Find the pareto-efficient points

If return_mask is True, this will be an (n_points, ) boolean array Otherwise it will be a (n_efficient_points, ) integer array of indices.

Parameters

costs (np.array) – An (n_points, n_costs) array
return_mask (bool, optional) – True to return a mask. Defaults to True.

Returns

An array of indices of pareto-efficient points.

Return type

np.array

fairlib.src.analysis.utils.l2norm(matrix_1, matrix_2)

calculate Euclidean distance

Parameters

matrix_1 (n*d np array) – n is the number of instances, d is num of metric
matrix_2 (n*d np array) – same as matrix_1

Returns

the row-wise Euclidean distance

Return type

float

fairlib.src.analysis.utils.mkdir(path)

make a new directory

Parameters: path (str) – path to the directory

fairlib.src.analysis.utils.mkdirs(paths)

make a set of new directories

Parameters: paths (list) – a list of directories

fairlib.src.analysis.utils.power_mean(series, p, axis=0)

calculate the generalized mean

Parameters

series (np.array) – a array of numbers.
p (int) – power of the generalized mean.
axis (int, optional) – axis to the aggregation.
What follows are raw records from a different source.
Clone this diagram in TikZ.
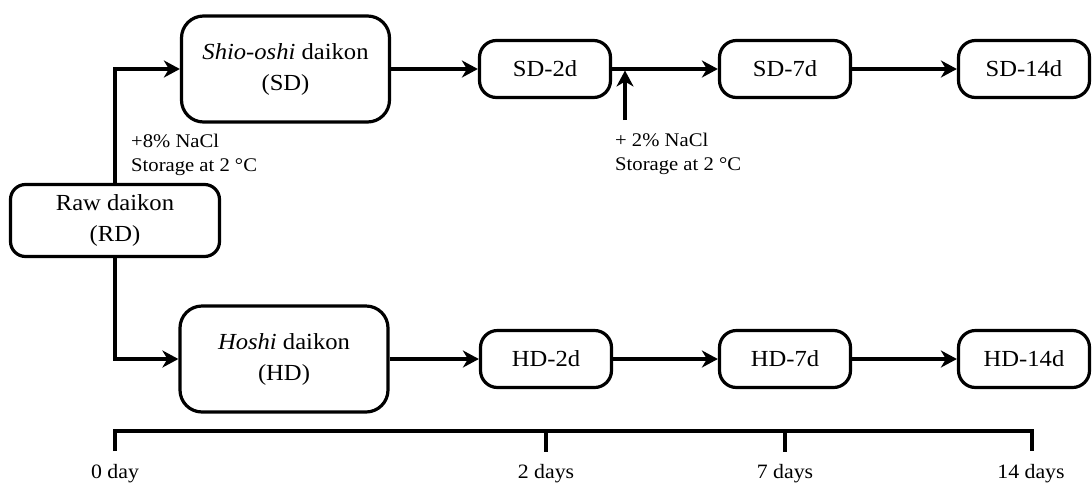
\documentclass[tikz,border=0pt]{standalone}
\usepackage{fontspec}
\setmainfont{Liberation Serif}[FakeStretch=1.07]
\usetikzlibrary{arrows.meta}

\newcommand\boxfont{\fontsize{23}{31}\selectfont}
\newcommand\notefont{\fontsize{19.3}{23.5}\selectfont}
\newcommand\axisfont{\fontsize{20.4}{23}\selectfont}

\begin{document}
\begin{tikzpicture}[x=1pt,y=-1pt,
  box/.style={draw, line width=3.2pt, rounded corners=17pt, align=center,
    inner sep=0pt, font=\boxfont},
  big/.style={box, minimum width=208pt, minimum height=106pt, rounded corners=22pt},
  stage/.style={box, minimum width=131pt, minimum height=57pt},
  flow/.style={line width=3.2pt, -{Stealth[length=16pt,width=17pt,inset=5pt]}},
  note/.style={align=left, font=\notefont, inner sep=0pt, anchor=north west},
  axis/.style={line width=3.2pt, line join=miter},
  axislabel/.style={font=\axisfont, inner sep=0pt, anchor=base},
]
\path[use as bounding box] (0,0) rectangle (1092,491);

% starting material
\node[box, minimum width=209pt, minimum height=72pt, rounded corners=15pt]
  (rd) at (115,220.5) {Raw daikon\\(RD)};

% the two processed products
\node[big] (sd) at (285.5,69) {\textit{Shio-oshi} daikon\\(SD)};
\node[big] (hd) at (284,359) {\textit{Hoshi} daikon\\(HD)};

% storage stages
\node[stage] (sd2)  at (545,69)   {SD-2d};
\node[stage] (sd7)  at (785,69)   {SD-7d};
\node[stage] (sd14) at (1024,69)  {SD-14d};
\node[stage] (hd2)  at (546,359)  {HD-2d};
\node[stage] (hd7)  at (785,359)  {HD-7d};
\node[stage] (hd14) at (1024,359) {HD-14d};

% branches from raw daikon
\draw[flow] (rd.north) |- (sd.west);
\draw[flow] (rd.south) |- (hd.west);

% sequences of stages
\draw[flow] (sd.east) -- (sd2.west);
\draw[flow] (sd2.east) -- (sd7.west);
\draw[flow] (sd7.east) -- (sd14.west);
\draw[flow] (hd.east) -- (hd2.west);
\draw[flow] (hd2.east) -- (hd7.west);
\draw[flow] (hd7.east) -- (hd14.west);

% extra salt added after two days
\coordinate (salt) at (625,120);
\draw[flow] (salt) -- ([yshift=-1.5pt]salt |- sd2.east);

% treatment notes
\node[note] (n1) at (131,134) {+8\% NaCl\\Storage at 2 °C};
\node[note] (n2) at (615,133) {+ 2\% NaCl\\Storage at 2 °C};

% time axis
\coordinate (t0)  at (115,431);
\coordinate (t2)  at (546,431);
\coordinate (t7)  at (785,431);
\coordinate (t14) at (1032,431);
\draw[axis] ([yshift=-20pt]t0) -- (t0) -- (t14) -- ([yshift=-20pt]t14);
\draw[axis] (t2) -- ([yshift=-21pt]t2);
\draw[axis] (t7) -- ([yshift=-21pt]t7);

\node[axislabel] (l0)  at (115,478)  {0 day};
\node[axislabel] (l2)  at (546,478)  {2 days};
\node[axislabel] (l7)  at (785,478)  {7 days};
\node[axislabel] (l14) at (1031,478) {14 days};
\end{tikzpicture}
\end{document}
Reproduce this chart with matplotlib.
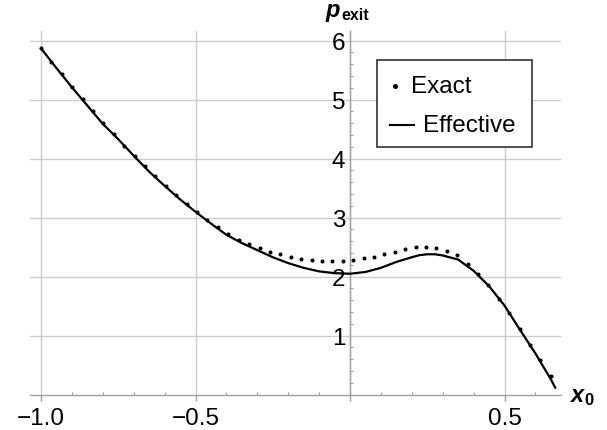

Defaults to 0.

Returns

generalized mean of the inputs

Return type

np.array

fairlib.src.analysis.utils.retrive_all_exp_results(exp, GAP_metric_name, Performance_metric_name, index_column_names, keep_original_metrics=False)

retrive experimental results according to the input list of experiments.

Parameters

exp (list) – a list of experiment info.
GAP_metric_name (str) – gap metric name, such as TPR_GAP.
Performance_metric_name (str) – performance metric name, such as accuracy.
index_column_names (_type_) – a list of hyperparameters that will be used to differentiate runs within a single method.
keep_original_metrics (bool) – whether or not keep all experimental results in the checkpoint. Default to False.

Returns

retrived results.

Return type

dict

fairlib.src.analysis.utils.retrive_exp_results(exp, GAP_metric_name, Performance_metric_name, selection_criterion, index_column_names, keep_original_metrics=False)

Retrive experimental results of a epoch from the saved checkpoint.

Parameters

exp (_type_) – _description_
GAP_metric_name (_type_) – _description_
Performance_metric_name (_type_) – _description_
selection_criterion (_type_) – _description_
index_column_names (_type_) – _description_
keep_original_metrics (bool, optional) – besides selected performance and fairness, show original metrics. Defaults to False.

Returns

retrived results.

Return type

dict